Sometimes people can be unsure how to approach their boss on something they need from them. Frankly, they may be afraid to bring up the topic of needing YOU to do something for THEM. Whether it is something physical, or they just need you to get something done, so that they can continue to do their job. 

By taking the initiative to open up the question for them, you can make it easier for them, as they don’t have to figure out how to bring up a potentially awkward conversation. You create an open and honest dialogue with your team members, which can help build trust and foster a positive work environment. 

As former President John F. Kennedy once said, “Leadership and learning are indispensable to each other.”

Asking these three questions consistently can help you create a more engaged and productive team. But it’s essential to keep in mind that asking the questions is only the first step. You must also actively listen to your team members’ responses and take action when necessary.

For example, if a team member mentions that a certain project has been draining for them, you could offer to redistribute some of their workload or provide additional resources to help them complete the project more efficiently.
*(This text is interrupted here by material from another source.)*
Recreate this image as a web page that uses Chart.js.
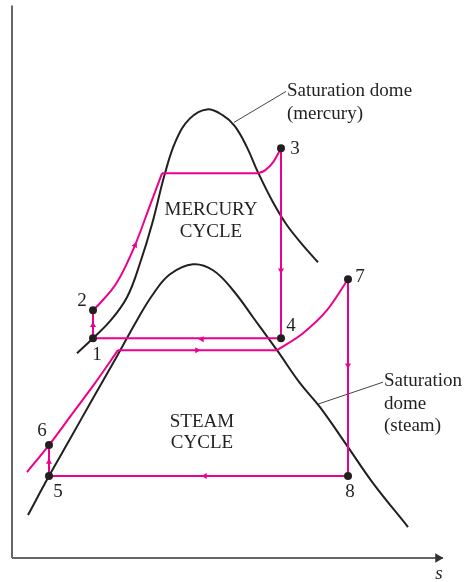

Alternatively, if a team member mentions needing more guidance on a particular project, you could schedule a one-on-one meeting to discuss the project in more detail and offer your insights.

Ultimately, the key to effective leadership is understanding that your role is to serve your team members, not the other way around. By asking these three questions and actively listening to your team members’ responses, you can create a work environment that is supportive, productive, and fulfilling for everyone involved.